The FAA indicates that it plans to carry out privacy tests of drone technology as part of a “test site” program mandated by Congress, the agency revealed in a response to two lawmakers seeking information about drone privacy. Reps. Edward J. Markey (D, Mass.) and Joe Barton (R, Texas) released the FAA document yesterday, which was a response to an April letter from the two lawmakers about the agency’s efforts to address the privacy concerns surrounding domestic drones.
It has always been a question whether the FAA would step up and involve itself in privacy issues. In our report on domestic drones last year, we took the position that,
Just as the FAA regulates drones to ensure that they are safe, so, too, should drones be regulated so they are not used in ways that infringe on privacy. The FAA’s primary purpose is protecting the physical safety of the national airspace, but its mandate also extends to "protecting individuals . . . on the ground," and the courts have suggested that this mandate is a broad one. Therefore, the FAA’s obligation to protect individuals on the ground should include protecting the privacy that Americans have traditionally enjoyed and rightly expect. If the agency refuses to do so, or is found by the courts to have limited powers in that area, then Congress should step in to directly enact any additional protections that are needed to preserve that privacy.
I can imagine a political scientist pointing out that the agency has no experience or “administrative capacity” to deal with privacy issues—but he or she might also predict that, like most bureaucracies, it should be more than happy to expand its powers and domain. In the months since we released that report in December of 2011, there has been little indication that the agency has any interest in looking at privacy. However, pressure has been rising on the agency to do so; there has been continuing bipartisan interest in the privacy issues surrounding drones. Just last month, for example, Rep. Ted Poe (R, Texas) held a House field forum on domestic drones, at which my ACLU colleague Chris Calabrese testified and members of both parties expressed concern over privacy. Barton and Markey’s letter to the FAA has no doubt been an important part of that pressure.

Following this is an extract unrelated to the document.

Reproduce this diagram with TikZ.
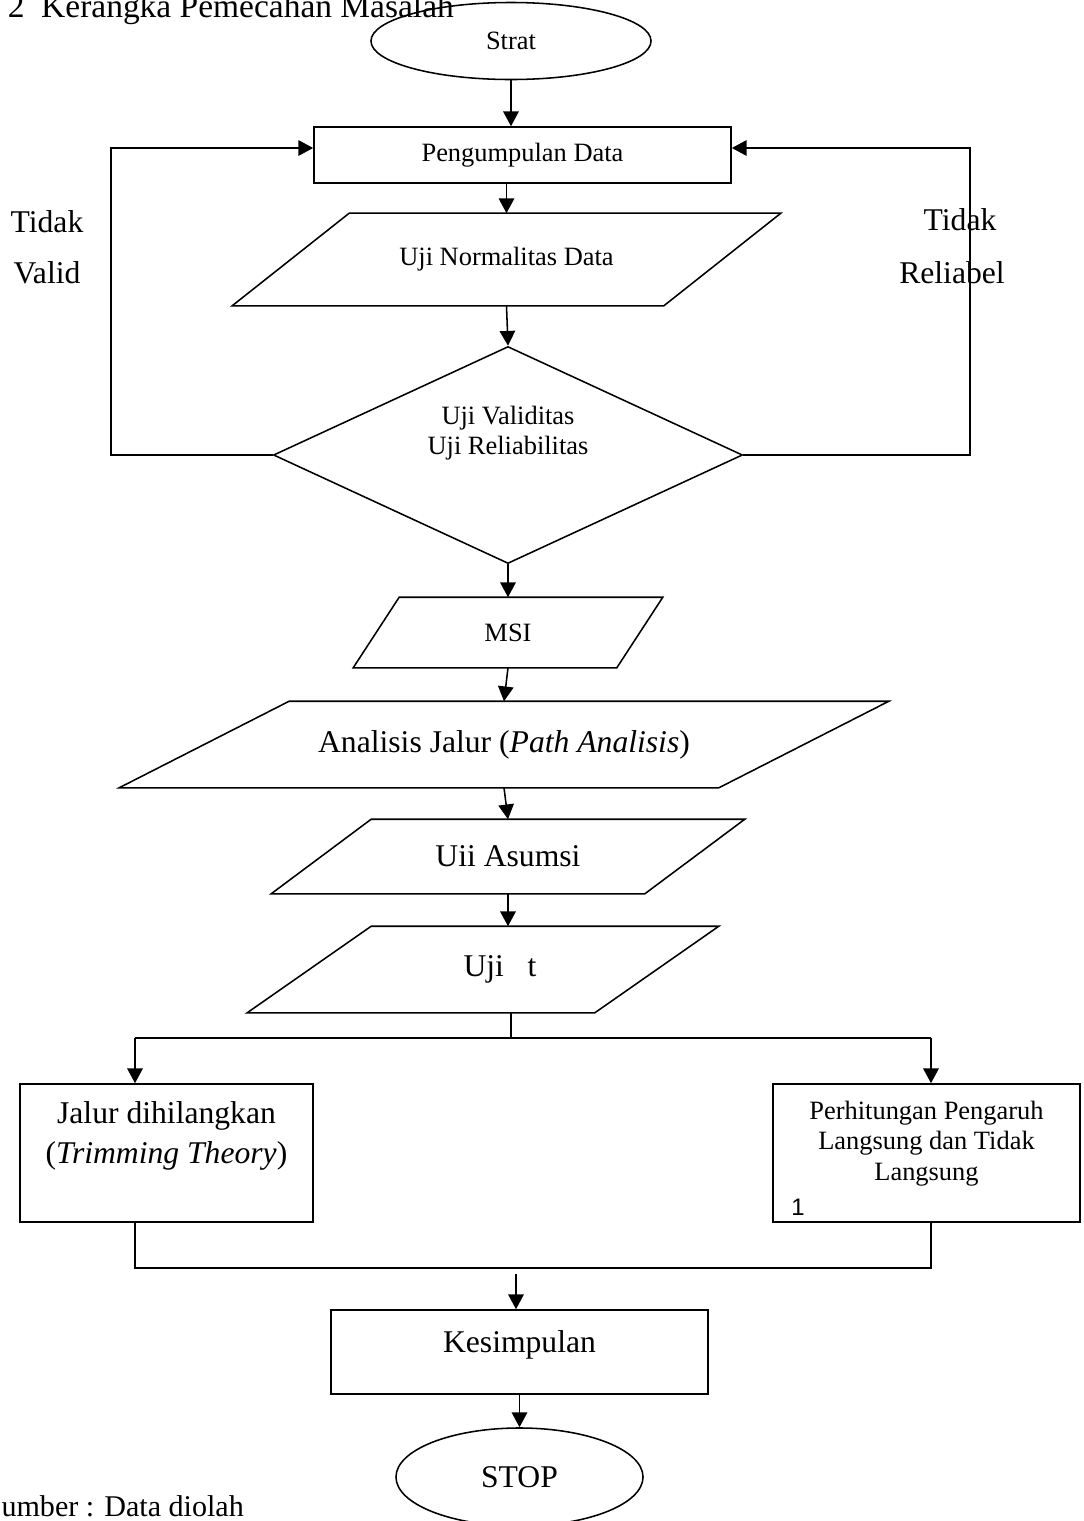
\documentclass[tikz,border=0pt]{standalone}
\usepackage{fontspec}
\setmainfont{Liberation Serif}
\newfontfamily\numfont{Liberation Sans}
\usetikzlibrary{arrows.meta,shapes.geometric,calc}
\newcommand{\smalltxt}{\fontsize{18.8}{21.5}\selectfont}
\newcommand{\bigtxt}{\fontsize{22.5}{29}\selectfont}
\newcommand{\slantbox}[3]{\draw ($(#1.north west)+(#2,0)$) -- ($(#1.north east)+(#2,0)$)
  -- ($(#1.south east)-(#3,0)$) -- ($(#1.south west)-(#3,0)$) -- cycle;}

\begin{document}
\begin{tikzpicture}[
  x=0.025cm,y=-0.025cm,
  line width=1.1pt,
  box/.style={draw,rectangle,align=center,inner sep=2pt},
  term/.style={draw,ellipse,inner sep=0pt},
  dec/.style={draw,diamond,aspect=2.16,align=center,inner sep=0pt,font=\smalltxt},
  para/.style={rectangle,align=center,inner sep=0pt},
  lbl/.style={align=center,inner sep=0pt,font=\bigtxt},
  arr/.style={-{Triangle[length=10.5pt,width=11pt]}}
]
\useasboundingbox (0,0) rectangle (1084,1521);

\node[anchor=base west,inner sep=0pt,font=\fontsize{23.8}{28}\selectfont] (title) at (7,17) {2\ \ Kerangka Pemecahan Masalah};

\node[term,minimum width=7cm,minimum height=1.925cm,font=\smalltxt] (strat) at (511,41) {Strat};
\node[box,minimum width=10.425cm,minimum height=1.4cm,font=\smalltxt] (data) at (522.5,155) {Pengumpulan Data};
\node[para,minimum width=10.75cm,minimum height=2.275cm,font=\smalltxt] (norm) at (506.5,259.5) {Uji Normalitas Data};
\slantbox{norm}{58.5}{58.5}
\node[dec,minimum width=11.725cm,minimum height=5.425cm] (dia) at (508,455) {Uji Validitas\\Uji Reliabilitas\\[14pt]~};
\node[para,minimum width=6.55cm,minimum height=1.725cm,font=\smalltxt] (msi) at (508,632.5) {MSI};
\slantbox{msi}{23}{23}
\node[para,minimum width=14.95cm,minimum height=2.125cm,font=\bigtxt] (anal) at (504,744.5) {Analisis Jalur (\textit{Path Analisis})};
\slantbox{anal}{85}{85}
\node[para,minimum width=9.3cm,minimum height=1.825cm,font=\bigtxt] (asum) at (508,856.5) {Uii Asumsi};
\slantbox{asum}{50}{50}
\node[para,minimum width=8.65cm,minimum height=2.125cm,font=\bigtxt] (ujit) at (500,969.5) {Uji\ \ \ t};
\slantbox{ujit}{45}{79}

\node[box,minimum width=7.325cm,minimum height=3.45cm,font=\bigtxt] (trim) at (166.5,1153) {Jalur dihilangkan\\(\textit{Trimming Theory})\\~};
\node[box,minimum width=7.675cm,minimum height=3.45cm,font=\smalltxt] (perh) at (926.5,1153) {Perhitungan Pengaruh\\Langsung dan Tidak\\Langsung\\[-4pt]~};
\node[inner sep=0pt,font=\numfont\fontsize{17}{20}\selectfont] (num) at (798,1207) {1};
\node[box,minimum width=9.425cm,minimum height=2.1cm,font=\bigtxt] (kes) at (519.5,1352) {Kesimpulan\\[-14pt]~};
\node[term,minimum width=6.175cm,minimum height=2.45cm,font=\bigtxt] (stop) at (519.5,1477) {STOP};

\node[lbl] (tdk1) at (47,222) {Tidak};
\node[lbl] (vld) at (47,273) {Valid};
\node[lbl] (tdk2) at (960,220) {Tidak};
\node[lbl] (rel) at (952,273) {Reliabel};

\node[anchor=base west,inner sep=0pt,font=\fontsize{21.4}{25}\selectfont] (src) at (-16,1516) {Sumber : Data diolah};

\coordinate (lft) at (111,148);
\coordinate (rgt) at (970,148);
\coordinate (split) at (511,1038);
\coordinate (lbr) at (135,1038);
\coordinate (rbr) at (931,1038);
\coordinate (join) at (516,1268);
\coordinate (joinb) at (516,1274);

\draw[arr] (strat.south) -- (strat.south |- data.north);
\draw[arr] (norm.north |- data.south) -- (norm.north);
\draw[arr] (norm.south) -- (dia.north);
\draw[arr] (dia.west) -| (lft) -- (lft -| data.west);
\draw[arr] (dia.east) -| (rgt) -- (rgt -| data.east);
\draw[arr] (dia.south) -- (msi.north);
\draw[arr] (msi.south) -- (anal.north);
\draw[arr] (anal.south) -- (asum.north);
\draw[arr] (asum.south) -- (asum.south |- ujit.north);
\draw (split |- ujit.south) -- (split);
\draw (lbr) -- (rbr);
\draw[arr] (lbr) -- (lbr |- trim.north);
\draw[arr] (rbr) -- (rbr |- perh.north);
\draw (lbr |- trim.south) -- (lbr |- join) -- (rbr |- join) -- (rbr |- perh.south);
\draw[arr] (joinb) -- (joinb |- kes.north);
\draw[arr] (kes.south) -- (stop.north);
\end{tikzpicture}
\end{document}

Last week, we got the first sign that the FAA is starting to engage more on privacy issues. In a letter to the chair of the Congressional Unmanned Systems Caucus, the agency stated that it was delaying the announcement of drone test sites, which have been the subject of much anxious jockeying by localities and industry eager to get in on the drone action, and by their politician supporters. The surprising thing about the delay was that the FAA cited privacy concerns as the reason behind it:
Our target was to have the six test sites named by the end of 2012. However, increasing the use of UAS in our airspace also raises privacy issues, and these issues will need to be addressed as unmanned aircraft are safely integrated. We are working to move forward with the proposals for the six test sites as we evaluate options with our interagency partners to appropriately address privacy concerns regarding the expanded use of UAS.
In its response to Reps. Markey and Barton released yesterday, the agency was pretty vague about its plans for oversight of privacy, saying things like,
The FAA recognizes that there are privacy concerns related to UAS operations, and the agency will review these concerns in the context of the ongoing UAS rulemaking activities and integration plans.
However, the FAA also says that its “primary tool for testing all aspects of UAS integration, including addressing privacy concerns, will be the designation and operation of the UAS test sites.” If the agency has added privacy experiments to the testing it wants conducted at the test sites, that is probably causing some reevaluation of the test site designation process, which would explain why the agency last week cited privacy concerns in the delay of that process.
It’s far from clear to me what such tests would look like— that may also be what the agency is trying to figure out. We pretty much know that you can put all kinds of surveillance technology on a drone, and we know what that kind of surveillance technology can do. Our political scientist might suspect that such tests are really a means for the agency to begin birthing some institutional capacity to engage on privacy issues. But who knows, there may be valuable insights that some kind of systematic tests could uncover.
Markey and Barton are rightly critical of the agency over what they call its “blind spot” on privacy issues—and they are also critical of the agency on transparency. In response to questions from the members about the public availability of agency information on domestic drones, the FAA responded repeatedly that the information could be obtained only via cumbersome FOIA requests.
In the end, whether or not the FAA decides it wants to deal with privacy, it may have no choice. Many agencies have found themselves in similar positions and have figured it out. The FAA can do so as well. At the same time, many uncertainties could be swept away by good strong legislation enacted by Congress.